Unfortunately the first two generations of Bifrost, the Mali-G71 and subsequent G72 weren’t very good GPUs. Arm’s two leading licensees, HiSilicon and Samsung, both came out with quite disappointing SoCs when it came to their GPUs these two generations. The Kirin 960 and 970 in particular were extremely bad in this regard and I’d argue it had quite a lot of impact on Huawei and Honor’s product planning and marketing.
|GFXBench Manhattan 3.1 Offscreen Power Efficiency
(System Active Power)
|Mfc. Process||FPS||Avg. Power
|iPhone XS (A12) Warm||7FF||76.51||3.79||20.18 fps/W|
|iPhone XS (A12) Cold / Peak||7FF||103.83||5.98||17.36 fps/W|
|Galaxy 10+ (Snapdragon 855)||7FF||70.67||4.88||14.46 fps/W|
|Galaxy 10+ (Exynos 9820)||8LPP||68.87||5.10||13.48 fps/W|
|Galaxy S9+ (Snapdragon 845)||10LPP||61.16||5.01||11.99 fps/W|
|Huawei Mate 20 Pro (Kirin 980)||7FF||54.54||4.57||11.93 fps/W|
|Galaxy S9 (Exynos 9810)||10LPP||46.04||4.08||11.28 fps/W|
|Galaxy S8 (Snapdragon 835)||10LPE||38.90||3.79||10.26 fps/W|
|LeEco Le Pro3 (Snapdragon 821)||14LPP||33.04||4.18||7.90 fps/W|
|Galaxy S7 (Snapdragon 820)||14LPP||30.98||3.98||7.78 fps/W|
|Huawei Mate 10 (Kirin 970)||10FF||37.66||6.33||5.94 fps/W|
|Galaxy S8 (Exynos 8895)||10LPE||42.49||7.35||5.78 fps/W|
|Galaxy S7 (Exynos 8890)||14LPP||29.41||5.95||4.94 fps/W|
|Meizu PRO 5 (Exynos 7420)||14LPE||14.45||3.47||4.16 fps/W|
|Nexus 6P (Snapdragon 810 v2.1)||20Soc||21.94||5.44||4.03 fps/W|
|Huawei Mate 8 (Kirin 950)||16FF+||10.37||2.75||3.77 fps/W|
|Huawei Mate 9 (Kirin 960)||16FFC||32.49||8.63||3.77 fps/W|
|Huawei P9 (Kirin 955)||16FF+||10.59||2.98||3.55 fps/W|
The last iteration of the Bifrost architecture, the Mali-G76 was a more significant jump for Arm and the IP was largely able to resolve some of the critical issues of its predecessors, resulting in relatively good results for the Exynos 9820 and Kirin 980 chipsets.

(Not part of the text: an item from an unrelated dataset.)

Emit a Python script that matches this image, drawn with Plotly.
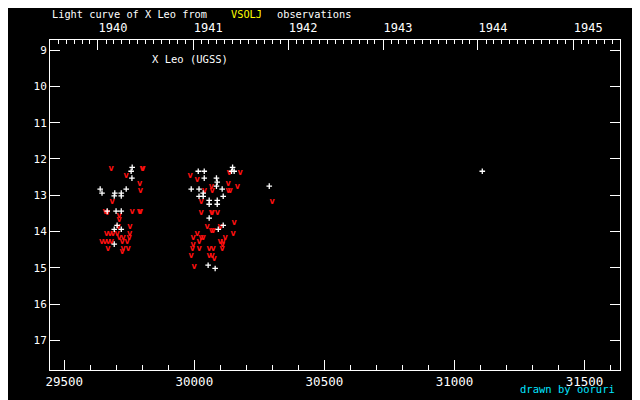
import datetime
import plotly.graph_objects as go

# ---- data (JD - 2400000, visual magnitude) ----
VIS_JD = [29761, 29757, 29760, 29638, 29645, 29694, 29692, 29719, 29719, 29738,
          29665, 29699, 29719, 29703, 29692, 29719, 29692,
          30147, 30143, 30153, 30015, 30038, 30038, 30085, 30088, 30085, 29988,
          30018, 30107, 30034, 30018, 30034, 30111, 30057, 30088, 30057, 30088,
          30057, 30111, 30092, 30053, 30080,
          30288, 31107]
VIS_MAG = [12.23, 12.34, 12.53, 12.83, 12.94, 12.94, 13.02, 12.94, 13.02, 12.83,
           13.44, 13.44, 13.44, 13.83, 13.94, 13.94, 14.35,
           12.23, 12.34, 12.34, 12.34, 12.34, 12.53, 12.53, 12.64, 12.75, 12.83,
           12.83, 12.83, 12.94, 13.03, 13.03, 13.03, 13.14, 13.14, 13.25, 13.25,
           13.63, 13.83, 13.94, 14.93, 15.02,
           12.75, 12.34]

FAINT_JD = [29680, 29799, 29802, 29738, 29790, 29792, 29684, 29657, 29665, 29761,
            29789, 29792, 29711, 29711, 29752, 29707, 29662, 29675, 29687, 29703,
            29751, 29711, 29726, 29749, 29643, 29656, 29668, 29681, 29722, 29741,
            29667, 29726, 29745, 29722,
            29984, 30011, 30134, 30176, 30065, 30068, 30038, 30130, 30165, 30130,
            30137, 30026, 30026, 30065, 30068, 30088, 30153, 30049, 30065, 30072,
            30099, 30011, 30149, 30118, 29995, 30026, 30034, 30018, 30099, 30111,
            29995, 30057, 30072, 29992, 30018, 30107, 30076, 29988, 30057, 30068,
            29999, 30108,
            30299]
FAINT_MAG = [12.28, 12.28, 12.28, 12.48, 12.70, 12.89, 13.19, 13.47, 13.50, 13.47,
             13.47, 13.47, 13.58, 13.69, 13.88, 13.88, 14.07, 14.07, 14.07, 14.07,
             14.08, 14.19, 14.19, 14.19, 14.30, 14.30, 14.30, 14.30, 14.30, 14.30,
             14.49, 14.49, 14.49, 14.57,
             12.48, 12.59, 12.39, 12.39, 12.78, 12.89, 12.89, 12.70, 12.78, 12.89,
             12.89, 13.19, 13.50, 13.50, 13.50, 13.50, 13.77, 13.88, 13.99, 13.99,
             13.88, 14.08, 14.08, 14.19, 14.19, 14.19, 14.19, 14.30, 14.30, 14.30,
             14.38, 14.49, 14.49, 14.49, 14.49, 14.49, 14.77, 14.68, 14.68, 14.68,
             14.99, 14.38,
             13.18]

JD_TICKS = [29500, 30000, 30500, 31000, 31500]
MAG_TICKS = [9, 10, 11, 12, 13, 14, 15, 16, 17]
YEARS = [1940, 1941, 1942, 1943, 1944, 1945]

X_RANGE = [29445, 31636.5]
Y_RANGE = [17.82, 8.72]


def jd_of(y, m):
    mjd = (datetime.date(y, m, 1) - datetime.date(1858, 11, 17)).days
    return mjd + 0.5


year_vals = [jd_of(y, 1) for y in YEARS]
month_vals = [jd_of(y, m) for y in range(1939, 1947) for m in range(2, 13)]

MONO = "DejaVu Sans Mono"

fig = go.Figure()
fig.add_trace(go.Scatter(
    x=FAINT_JD, y=FAINT_MAG, mode="text", text=["v"] * len(FAINT_JD),
    textposition="middle center",
    textfont=dict(family="DejaVu Sans", size=8, color="#ff1010",
                  weight="bold"),
    hoverinfo="skip", showlegend=False))
fig.add_trace(go.Scatter(
    x=VIS_JD, y=VIS_MAG, mode="markers",
    marker=dict(symbol="cross-thin", size=4, color="#ffffff",
                line=dict(width=1.3, color="#ffffff")),
    hoverinfo="skip", showlegend=False))
# empty trace to attach the top (year) axis
fig.add_trace(go.Scatter(x=[None], y=[None], xaxis="x2", mode="markers",
                         showlegend=False, hoverinfo="skip"))

axis_common = dict(showgrid=False, zeroline=False, showline=True,
                   linecolor="white", linewidth=1, ticks="inside",
                   tickcolor="white", tickwidth=1)

TITLE_Y = (370 - 14) / 330

# the page adds an 8px body margin, so the figure is 8px smaller
fig.update_layout(
    width=632, height=392,
    margin=dict(l=42, r=20, t=32, b=30),
    paper_bgcolor="black", plot_bgcolor="black",
    xaxis=dict(range=X_RANGE, tickvals=JD_TICKS,
               ticktext=[str(v) for v in JD_TICKS], ticklen=10, mirror=True,
               tickfont=dict(family=MONO, size=12.5, color="white"),
               minor=dict(dtick=100, tick0=29500, ticks="inside", ticklen=5,
                          tickcolor="white", tickwidth=1),
               **axis_common),
    xaxis2=dict(range=X_RANGE, overlaying="x", side="top", anchor="y",
                tickvals=year_vals, ticktext=[str(y) for y in YEARS],
                ticklen=10, ticklabelshift=15, ticklabelstandoff=2,
                tickfont=dict(family=MONO, size=12, color="white"),
                minor=dict(tickvals=month_vals, ticks="inside", ticklen=4,
                           tickcolor="white", tickwidth=1),
                **axis_common),
    yaxis=dict(range=Y_RANGE, tickvals=MAG_TICKS, ticklen=10, mirror="ticks",
               tickfont=dict(family=MONO, size=11, color="white"),
               **axis_common),
    annotations=[
        dict(text="Light curve of X Leo from", x=0, y=TITLE_Y, xref="paper",
             yref="paper", xanchor="left", yanchor="middle", showarrow=False,
             font=dict(family=MONO, size=10.3, color="white")),
        dict(text="VSOLJ", x=0.314, y=TITLE_Y, xref="paper", yref="paper",
             xanchor="left", yanchor="middle", showarrow=False,
             font=dict(family=MONO, size=10.3, color="#ffff00")),
        dict(text="observations", x=0.395, y=TITLE_Y, xref="paper",
             yref="paper", xanchor="left", yanchor="middle", showarrow=False,
             font=dict(family=MONO, size=10.3, color="white")),
        dict(text="X Leo (UGSS)", x=(150 - 50) / 570, y=(370 - 59) / 330,
             xref="paper", yref="paper", xanchor="left", yanchor="middle",
             showarrow=False,
             font=dict(family=MONO, size=10.5, color="white")),
        dict(text="drawn by ooruri", x=(617 - 50) / 570, y=(370 - 389) / 330,
             xref="paper", yref="paper", xanchor="right", yanchor="middle",
             showarrow=False,
             font=dict(family=MONO, size=10.5, color="#00e5ff")),
    ],
)

fig.write_html("out.html")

Unfortunately while Arm was catching up and fixing Bifrost’s issues, the competition didn’t merely hold still and was pushing the envelope. Qualcomm’s Adreno GPU architecture had been leading the mobile landscape for several years now, and even though the Adreno 640 didn’t post quite as impressive improvements this year, it’s still clearly leading Arm in terms of performance, efficiency and density. More worrisome is the fact that Apple’s GPU in the A12 was an absolutely major jump in terms of performance and efficiency, performing massively better than even Qualcomm’s best, not to speak of Arm’s own Mali GPUs.
Introducing Valhall – A major revamp
Today we’ll be covering Arm’s brand-new GPU architecture: Valhall (anglicized version of the old Norse Valhöll, a.k.a. Valhalla). The new architecture brings a brand-new ISA and compute core design that tries to address the major shortcomings of the Bifrost architecture, and looks to be a lot more similar to the design approaches we saw adopted by other GPU vendors.
The first iteration of the Valhall GPU is the new Mali-G77 which will implement all of the architectural and micro-architectural improvements we’ll be discussing today.
What’s being promised is a 30% gain in energy efficiency as well as area density (at ISO-performance & process) and a 60% increase in performance of machine learning inferencing workloads on the GPU.
More interestingly, upcoming end-of-2019 and 2020 SoCs are projected to see a 40% increase in performance over 2019 devices. Next-generation SoCs are projected to have only minor process node improvements, so most of the gains quoted here are due to the architectural and microarchitectural leaps made by the new Mali-G77 GPU.